L’indélicatesse du ministre Fiatuwo Séssenou
La réalisation des projets au Togo est devenue une occasion rêvée pour certains commis de l’Etat de s’enrichir. Ainsi les responsables des sociétés en charge des travaux sont régulièrement harcelés par les ministres ou leurs proches qui exigent parfois à coup de chantage des faveurs. Profitant de l’impunité qui règne dans le pays, certains ministres sont passés expert en matière de retro commission. L’entreprise EIFFAGE GC/GER n’a pas été épargnée durant la durée des travaux par ces pratiques. La cérémonie de réception des travaux du 4è lac a été une fois de plus l’occasion pour le ministre de l’urbanisme de l’habitat et du cadre de vie de racketter les responsables de la société qui a eu en charge les travaux. Alors que les travaux sont encore inachevés ou mal exécutés avec l’abandon des caniveaux dans le quartier Anfamé avec tous les risques pour les riverains, pendant que certaines composantes de ce projet notamment le pavage des voies autour du Lac, le sieur Fiatuwoo Sessenou Kwadjo a échafaudé un budget de quarante-sept millions neuf cent vingt-cinq mille neuf cent francs ( 47 925 900 f cfa ) pour la cérémonie d’inauguration qui s’est déroulé hier.
Dans un courrier adressé à EIFFAGE dont nous avons réussi à avoir copie, l’indélicat ministre a sollicité de ladite société qui a exécuté les travaux une contribution de vingt millions vingt-deux mille quatre cents (20 022 400) Cfa « pour financer les actions définies dans le cadre estimatif ci-joint ». (Lire le budget).
Plusieurs sources renseignent qu’il avait soumis au préalable un budget de 43 000 000 Fcfa en prenant soin de demandé à EIFFAGE une contribution de 40 000 000 (40 millions). Les responsables de la société ont refusé d’affecter ce montant trop élevé ce qui a contraint le ministre à revoir des prétentions à la baisse voire de moitié. A l’analyse de ce budget, on peut facilement s’apercevoir que des lignes affectées à certaines rubriques sont simplement gonflées. Une forte odeur de surfacturation qui ne dit pas son nom. Et pourtant les travaux au niveau du drainage et des caniveaux ne sont pas encore achevés.
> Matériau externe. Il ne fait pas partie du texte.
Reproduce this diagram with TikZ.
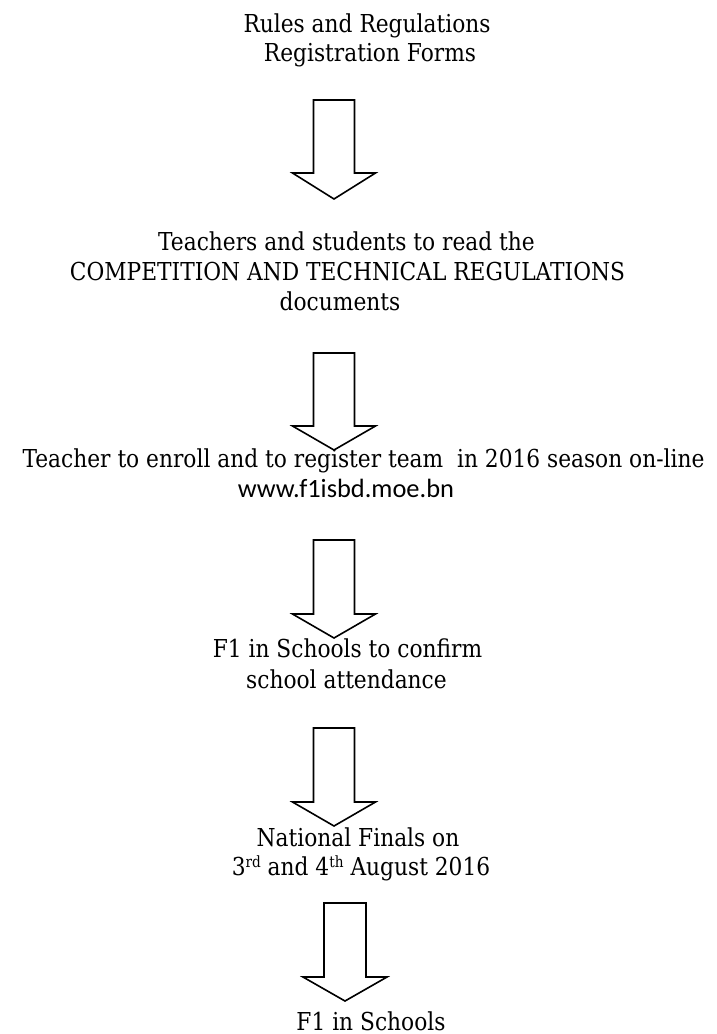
\documentclass[tikz,border=0pt]{standalone}
\usepackage{fontspec}
\setmainfont[FakeStretch=0.88]{DejaVu Serif}
\newfontfamily\urlfont{Carlito}
\newcommand\supr[1]{\raisebox{8pt}{\fontsize{15.5}{16}\selectfont #1}}
\begin{document}
\begin{tikzpicture}[x=1pt,y=-1pt,
  txt/.style={anchor=base, inner sep=0pt, font=\fontsize{24.7}{30}\selectfont},
  urltxt/.style={anchor=base, inner sep=0pt, font=\urlfont\fontsize{26.4}{30}\selectfont},
  blk/.style={draw=black, line width=1.6pt, line join=miter}]
\useasboundingbox (0,0) rectangle (716,1034);
% text
\node[txt] (r1) at (367,32) {Rules and Regulations};
\node[txt] (r2) at (370,61) {Registration Forms};
\node[txt] (t1) at (346.5,250) {Teachers and students to read the};
\node[txt] (t2) at (347.5,280) {COMPETITION AND TECHNICAL REGULATIONS};
\node[txt] (t3) at (340,310) {documents};
\node[txt] (e1) at (363.5,467) {Teacher to enroll and to register team\ \ in 2016 season on-line};
\node[urltxt] (e2) at (346,497) {www.f1isbd.moe.bn};
\node[txt] (c1) at (347.5,657) {F1 in Schools to confirm};
\node[txt] (c2) at (346.5,688) {school attendance};
\node[txt] (n1) at (358,846) {National Finals on};
\node[txt] (n2) at (361,875) {3\supr{rd} and 4\supr{th} August 2016};
\node[txt] (f1) at (371,1030) {F1 in Schools};
% arrows
\coordinate (a1) at (334,100);
\coordinate (a2) at (334,353);
\coordinate (a3) at (334,540);
\coordinate (a4) at (334,728);
\coordinate (a5) at (345,903);
\draw[blk] (a1) ++(-20.5,0) -- ++(41,0) -- ++(0,73) -- ++(21,0) -- ++(-41.5,26) -- ++(-41.5,-26) -- ++(21,0) -- cycle;
\draw[blk] (a2) ++(-20.5,0) -- ++(41,0) -- ++(0,73) -- ++(21,0) -- ++(-41.5,24) -- ++(-41.5,-24) -- ++(21,0) -- cycle;
\draw[blk] (a3) ++(-20.5,0) -- ++(41,0) -- ++(0,74) -- ++(21,0) -- ++(-41.5,24) -- ++(-41.5,-24) -- ++(21,0) -- cycle;
\draw[blk] (a4) ++(-20.5,0) -- ++(41,0) -- ++(0,74) -- ++(21,0) -- ++(-41.5,24) -- ++(-41.5,-24) -- ++(21,0) -- cycle;
\draw[blk] (a5) ++(-21,0) -- ++(42,0) -- ++(0,74) -- ++(21,0) -- ++(-42,24) -- ++(-42,-24) -- ++(21,0) -- cycle;
\end{tikzpicture}
\end{document}
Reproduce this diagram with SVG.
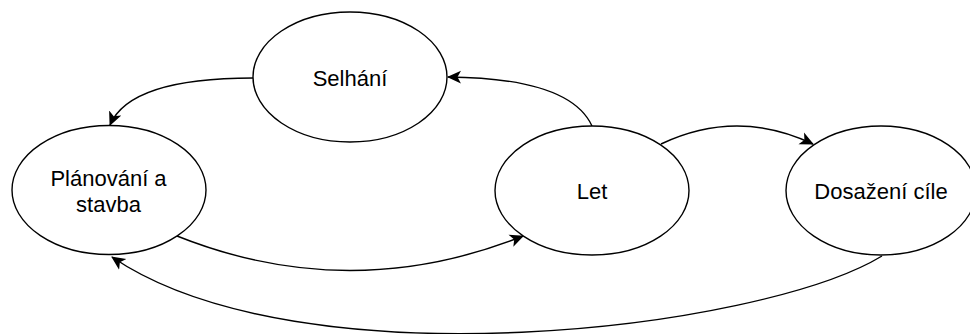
<svg xmlns="http://www.w3.org/2000/svg" width="970" height="334" viewBox="0 0 970 334">
  <style>
    .node ellipse { fill: #ffffff; stroke: #000000; stroke-width: 1.4; }
    .node text { font-family: "Liberation Sans", Arial, Helvetica, sans-serif; font-size: 22px; fill: #000000; text-anchor: middle; }
    .edge { fill: none; stroke: #000000; stroke-width: 1.4; marker-end: url(#arrow); }
  </style>
  <defs>
    <marker id="arrow" markerUnits="userSpaceOnUse" viewBox="0 0 14 14" markerWidth="14" markerHeight="14" refX="13" refY="7" orient="auto">
      <path d="M14,7 L0,0.5 L3.5,7 L0,13.5 Z" fill="#000000" stroke="none"/>
    </marker>
  </defs>
  <rect width="970" height="334" fill="#ffffff"/>
  <g id="connectors">
    <path class="edge" d="M253,78 Q130,78 110,125"/>
    <path class="edge" d="M592,126 Q570,78 448,77"/>
    <path class="edge" d="M661,144 Q737,108 813,144"/>
    <path class="edge" d="M177,236 Q350,305 523,236"/>
    <path class="edge" d="M882,256 C760,330 300,385 112,257"/>
  </g>
  <g id="node-selhani" class="node">
    <ellipse cx="350" cy="77" rx="97" ry="65"/>
    <text x="350" y="86">Selhání</text>
  </g>
  <g id="node-planovani" class="node">
    <ellipse cx="109" cy="190" rx="97" ry="64.5"/>
    <text x="108.5" y="186">Plánování a</text>
    <text x="108.5" y="212">stavba</text>
  </g>
  <g id="node-let" class="node">
    <ellipse cx="592" cy="190.5" rx="97" ry="64.5"/>
    <text x="592" y="199">Let</text>
  </g>
  <g id="node-dosazeni" class="node">
    <ellipse cx="881" cy="190.5" rx="95" ry="64.5"/>
    <text x="881" y="199">Dosažení cíle</text>
  </g>
</svg>
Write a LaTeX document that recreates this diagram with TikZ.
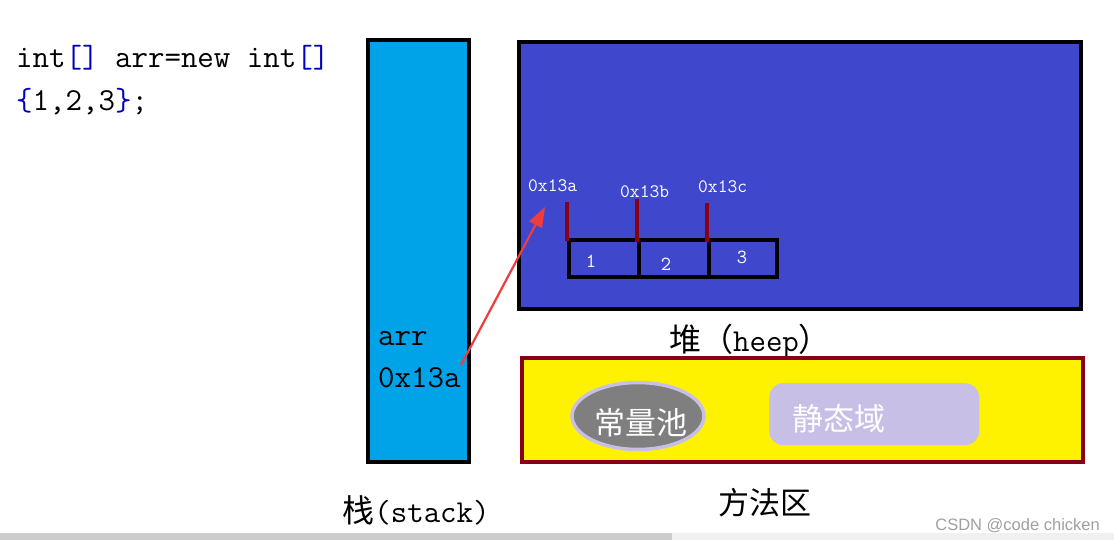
\documentclass[tikz,border=0pt]{standalone}
\usepackage{fontspec}
\newfontfamily\cjk{Noto Sans CJK SC}
\newfontfamily\wm{Liberation Sans}
\usetikzlibrary{shapes.geometric,arrows.meta}
\definecolor{stackblue}{HTML}{00A2E8}
\definecolor{heapblue}{HTML}{3F48CC}
\definecolor{methyellow}{HTML}{FFF200}
\definecolor{darkred}{HTML}{880015}
\definecolor{lavender}{HTML}{C8BFE7}
\definecolor{poolgray}{HTML}{7F7F7F}
\definecolor{arrowred}{HTML}{F03C3C}
\definecolor{codeblue}{HTML}{0000C0}
\definecolor{wmgray}{HTML}{A0A0A0}
\begin{document}
\begin{tikzpicture}[x=1pt,y=-1pt,
  area/.style={line width=4pt, draw=black},
  code/.style={inner sep=0pt, anchor=base west, font=\ttfamily\fontsize{32}{36}\selectfont},
  addr/.style={inner sep=0pt, anchor=base west, text=white, font=\ttfamily\fontsize{19}{22}\selectfont},
  num/.style={inner sep=0pt, anchor=base, text=white, font=\ttfamily\fontsize{20}{24}\selectfont},
  cell/.style={draw=black, line width=4pt, fill=heapblue, minimum height=37pt, inner sep=0pt, anchor=north west},
  ptr/.style={line width=4pt, draw=darkred},
  title/.style={inner sep=0pt, anchor=center, font=\ttfamily\fontsize{32}{36}\selectfont},
  cjktext/.style={inner sep=0pt, anchor=center, text=white, font=\cjk\fontsize{31}{36}\selectfont}]
\useasboundingbox (0,0) rectangle (1114,540);
\fill[white] (0,0) rectangle (1114,540);
% scrollbar
\fill[black!6] (0,533) rectangle (1114,540);
\fill[black!20] (0,533) rectangle (672,540);

% code
\node[code] (code1) at (16,68) {int{\color{codeblue}[]} arr=new int{\color{codeblue}[]}};
\node[code] (code2) at (16,111) {{\color{codeblue}\{}1,2,3{\color{codeblue}\}};};

% stack
\draw[area, fill=stackblue] (368,40) rectangle (469,462);
\node[code] (arrname) at (378,345) {arr};
\node[code] (arrval) at (378,387) {0x13a};
\node[title] (stacktitle) at (416,510) {{\cjk 栈}(stack)};

% heap
\draw[area, fill=heapblue] (519,42) rectangle (1081,309);
\node[title] (heaptitle) at (750,341) {{\cjk 堆（}heep{\cjk ）}};
\node[cell, minimum width=70pt] (c1) at (567,238) {};
\node[cell, minimum width=70pt] (c2) at (637,238) {};
\node[cell, minimum width=68pt] (c3) at (707,238) {};
\node[num] (n1) at (591,268) {1};
\node[num] (n2) at (666,271) {2};
\node[num] (n3) at (742,264) {3};
\coordinate (p1) at (567,202);
\coordinate (p2) at (637,199);
\coordinate (p3) at (707,203);
\draw[ptr] (p1) -- ([yshift=-3pt]c1.north west);
\draw[ptr] (p2) -- ([yshift=-4pt]c2.north west);
\draw[ptr] (p3) -- ([yshift=-4pt]c3.north west);
\node[addr] (a1) at (528,192) {0x13a};
\node[addr] (a2) at (620,198) {0x13b};
\node[addr] (a3) at (698,193) {0x13c};

% arrow
\coordinate (tail) at (461,365);
\coordinate (tip) at (545,207);
\draw[arrowred, line width=2.2pt, -{Triangle[length=20pt,width=14pt]}] (tail) -- (tip);

% method area
\draw[line width=4pt, draw=darkred, fill=methyellow] (522,358) rectangle (1083,462);
\node[ellipse, draw=lavender, line width=3.5pt, fill=poolgray, minimum width=132pt, minimum height=67pt, inner sep=0pt] (pool) at (638,416) {};
\node[cjktext] (pooltext) at (641,423) {常量池};
\node[draw=none, fill=lavender, rounded corners=14pt, minimum width=210pt, minimum height=62pt, inner sep=0pt, anchor=north west] (static) at (769,383) {};
\node[cjktext] (statictext) at (839,419) {静态域};
\node[title, font=\cjk\fontsize{31}{36}\selectfont] (methtitle) at (765,503) {方法区};

% watermark
\node[inner sep=0pt, anchor=base east, text=wmgray, font=\wm\fontsize{16.5}{19}\selectfont] (wmk) at (1100,530) {CSDN @code chicken};
\end{tikzpicture}
\end{document}
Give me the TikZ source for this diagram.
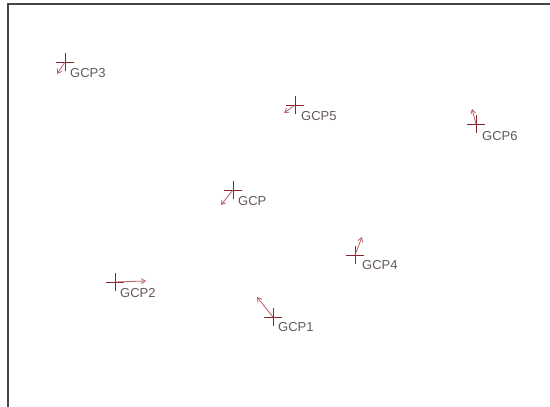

Dans un pays en déconfiture totale, les 47 925 900 F CFA gaspillé pour une cérémonie qui n’a même pas durée plus d’une heure aurait servi soit à paver les rues autour du lac, à boucher les caniveaux laissés à l’abandon dans le quartier Anfamé et Zorro-bar ou à construire au moins deux bâtiments de salle de classe ou des forages dans les localités dépourvues d’eau potable. Les inaugurations ou pose de première pierre d’ouvrage sont devenu un véritable business pour des ministres véreux et leurs amis qui en profitent pour se remplir les poches. Une analyse minutieuse du fameux budget du sieur Fiatuwoo Kwadjo Sessenou permet à n’importe qui de se rendre compte qu’à la fin ce ministre n’aura même pas à dépenser la moitié des fonds tant les rubriques sont les unes aussi fantaisistes que les autres.
Si pour une simple cérémonie de réception on doit louer un tapis rouge ou dépenser plus de 2 500 000f cfa pour les sandwiches et les canettes, nous sommes alors retourné à l’époque où un certain Yao KunaléEklo facturait Ablo 2 millions et le piment 4 millions à Gnassingbé Eyadema dans ce qui était devenu la plus grande dépravation au Togo c’est-à-dire l’animation politique. Voilà avec preuve à l’appui comment on organise la gabegie au sommet de l’Etat avec les inaugurations futiles mais onéreuses où des sommets internationaux qui vident les caisses du Trésor public au profit d’un groupuscule d’individus véreux. Il faudra un jour au nom de la lutte contre l’impunité si cette expression a encore une valeur sous ce régime mettre fin à ces pratiques et punir les auteurs.